This is a trip for people who like walking and have good shoes. Although you can turn around at any point, you still have to make your way back to the ferry. There are no taxis or other public transport on Suomenlinna.
One of the most remarkable parts of Helsinki is its island fortress just 2½ kilometres (1½ miles) from the South Harbour market place, which is where the ferries leave from.
Boats operated by the City of Helsinki reach it in 20 minutes. Private ferries travel farther into the islands. Check departure and return times when you arrive at the market place, and set off early in the day rather than later.
Helsinki had been established for 200 years before work began, in 1748, to build its coastal defences. It had been a sleepy town till then, but Russia’s power was growing and the King of Sweden thought that Helsinki would be a good place for his navy to spend winter. Within 50 years there were more people living on the island fortress than in Helsinki.
In military terms, it was a very sorry fortress. When Finland fell to Russia in 1808, it surrendered without a fight. Its only battle was in 1855, during the Crimean War, when it was helplessly bombarded for three days by the Anglo-French fleet.
There are eight islands in all. The most interesting buildings are located on the two largest. These are Iso Mustasaari, meaning Great Black Island, and Susisaari, meaning Wolf Island. Between them is Artillery Bay, crossed by a low bridge, where some private ferries dock.
The public ferry arrives at Great Black Island. Visitors walk through a vaulted gateway in the long, pink Jetty Barracks by the waterfront. On the other side is an area where soldiers, merchants and artisans were allowed to build houses for their families. Like the Jetty Barracks, these wooden houses date from the Russian period. They were family homes then and they still are.
Also Russian is the towering Alexander Nevsky Church, built in 1854. At that time it had a great onion-shaped dome, surrounded by four smaller cupolas. After independence the Finns thought it gave their capital such an alien silhouette that they changed the roof. A lighthouse was installed in the spire around the same time.
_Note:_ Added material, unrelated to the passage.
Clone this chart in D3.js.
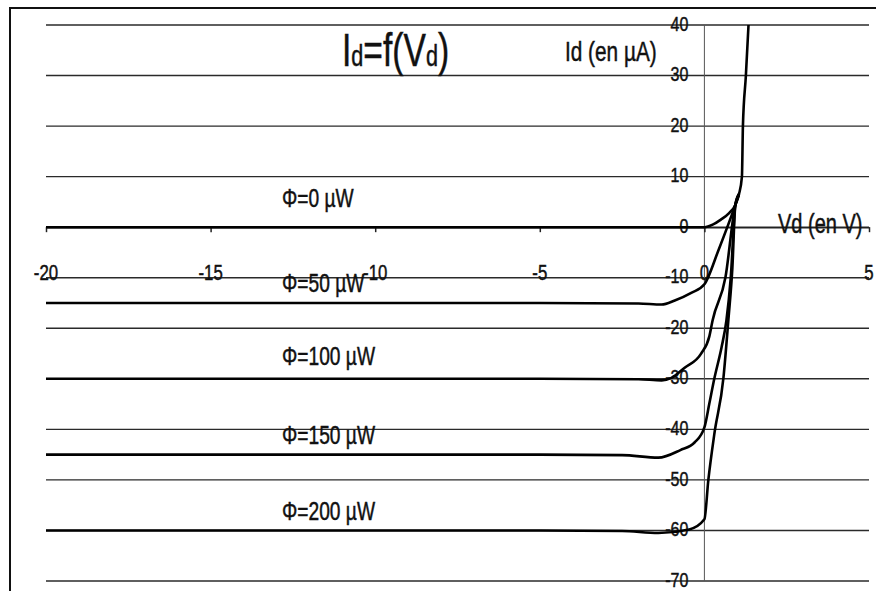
<!DOCTYPE html>
<meta charset="utf-8">
<body style="margin:0;background:#fff">

<script src="https://d3js.org/d3.v7.min.js"></script>
<script>
// Vd in volts, Id in microamps
var vd0   = [-20, -10, -2, -1, 0, 0.25, 0.5, 0.75, 0.94, 1.05, 1.14, 1.17, 1.26, 1.34];
var id0   = [0, 0, 0, 0, 0, 0.5, 1.5, 2.8, 4.4, 6.5, 10, 20, 30, 40];
var vd50  = [-20, -10, -5, -2, -1.3, -0.9, -0.4, 0, 0.43, 0.94, 1.05];
var id50  = [-15, -15, -15, -15.1, -15.3, -14.5, -13, -11.3, -4.5, 4.4, 6.5];
var vd100 = [-20, -10, -5, -2, -1.3, -1, -0.6, -0.1, 0.15, 0.25, 0.64, 0.94, 1.05];
var id100 = [-30, -30, -30, -30.1, -30.3, -29.8, -27.8, -25, -21.6, -18.4, -9.9, 4.4, 6.5];
var vd150 = [-20, -10, -5, -2.5, -1.4, -0.73, -0.3, 0, 0.15, 0.3, 0.52, 0.67, 0.8, 0.94, 1.05];
var id150 = [-45, -45, -45, -45.1, -45.6, -44.1, -42.6, -39.6, -34.9, -30, -23.8, -18.4, -10, 4.4, 6.5];
var vd200 = [-20, -10, -5, -2.5, -1.4, -0.46, 0, 0.12, 0.3, 0.58, 0.73, 0.85, 0.94, 1.05];
var id200 = [-60, -60, -60, -60.1, -60.5, -59.8, -57.8, -50, -41, -29.7, -18.2, -8, 4.4, 6.5];

var phiLabels = ["Φ=0 µW", "Φ=50 µW", "Φ=100 µW", "Φ=150 µW", "Φ=200 µW"];
var xTicks = [-20, -15, -10, -5, 0, 5];
var yTicks = [40, 30, 20, 10, 0, -10, -20, -30, -40, -50, -60, -70];

var width = 876, height = 591;
var font = "'Liberation Sans', Arial, sans-serif";

var svg = d3.select("body").append("svg")
    .attr("width", width)
    .attr("height", height)
    .style("display", "block");

var x = d3.scaleLinear().domain([-20, 5]).range([46, 869]);
var y = d3.scaleLinear().domain([-70, 40]).range([581, 25]);

// narrow, slightly tall text, like the scanned Calibri of the original sheet
function txt(px, py, str, size, anchor, sy) {
    return svg.append("text")
        .attr("transform", "translate(" + px + "," + py + ") scale(0.8," + (sy || 1.08) + ")")
        .attr("text-anchor", anchor || "start")
        .style("font-family", font)
        .style("font-size", size + "px")
        .style("fill", "#111")
        .style("stroke", "#111")
        .style("stroke-width", 0.45)
        .text(str);
}

// frame of the chart area
svg.append("path")
    .attr("d", "M10," + height + "V8H" + width)
    .attr("fill", "none")
    .attr("stroke", "#111")
    .attr("stroke-width", 2);

// horizontal gridlines
svg.selectAll(".grid")
    .data(yTicks)
    .enter().append("line")
    .attr("x1", x(-20)).attr("x2", x(5))
    .attr("y1", function(d) { return y(d); })
    .attr("y2", function(d) { return y(d); })
    .attr("stroke", "#2a2a2a")
    .attr("stroke-width", 1.4);

// vertical axis at Vd = 0
svg.append("line")
    .attr("x1", x(0)).attr("x2", x(0))
    .attr("y1", y(40)).attr("y2", y(-70))
    .attr("stroke", "#555")
    .attr("stroke-width", 1);

// horizontal axis at Id = 0
var xAxis = svg.append("g")
    .attr("transform", "translate(0," + y(0) + ")")
    .call(d3.axisBottom(x).tickValues(xTicks).tickSize(5).tickSizeOuter(0).tickFormat(""));
xAxis.selectAll("path, line").attr("stroke", "#222").attr("stroke-width", 1.5);

// tick labels
yTicks.forEach(function(d) {
    txt(x(0) - 16, y(d) - 1, String(d), 20, "end", 1).attr("dominant-baseline", "central");
});
xTicks.forEach(function(d) {
    txt(x(d), 272, String(d), 21, "middle").attr("dominant-baseline", "central");
});

// curves
var series = [
    {vd: vd0, id: id0},
    {vd: vd50, id: id50},
    {vd: vd100, id: id100},
    {vd: vd150, id: id150},
    {vd: vd200, id: id200}
];

var line = d3.line()
    .x(function(d) { return x(d[0]); })
    .y(function(d) { return y(d[1]); })
    .curve(d3.curveMonotoneX);

svg.selectAll(".curve")
    .data(series)
    .enter().append("path")
    .attr("d", function(s) { return line(d3.zip(s.vd, s.id)); })
    .attr("fill", "none")
    .attr("stroke", "#000")
    .attr("stroke-width", 2.6)
    .attr("stroke-linejoin", "round");

// light level labels, just above each flat part
var lift = [20, 11, 14, 11, 10];
series.forEach(function(s, i) {
    txt(282, y(s.id[0]) - lift[i], phiLabels[i], 24);
});

// title and axis names
var title = txt(342, 66, "I", 42);
title.append("tspan").style("font-size", "27px").text("d");
title.append("tspan").text("=f(V");
title.append("tspan").style("font-size", "27px").text("d");
title.append("tspan").text(")");

txt(565, 61, "Id (en µA)", 26);
txt(778, 233, "Vd (en V)", 25);
</script>
</body>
A well-worn path takes the visitor to the bridge to Wolf Island, where the main buildings from the Swedish period are. Just over the bridge on the right is the old dockyard. Ahead, through an arch in a great wall, is the Castle Courtyard. Some of the old buildings remain but many were destroyed during the Crimean War.
After Piper’s Park, the path becomes less well worn. There are many ways across the open ground of Wolf Island to the monumental King’s Gate and the fortifications that guard the sea approach to Helsinki.
This is as far south as you can go. You will have walked about 1.6 kilometres or 1 mile from where the public ferry arrived.
Almost a thousand people live in Suomenlinna, many of them artists. With no cars it is an idyllic environment in summer though it can be windy and wet in other seasons.
There is also a local ghost to contend with, a headless colonel killed during a rebellion in 1906, who now restlessly roams Wolf Island, but surely not on summer days.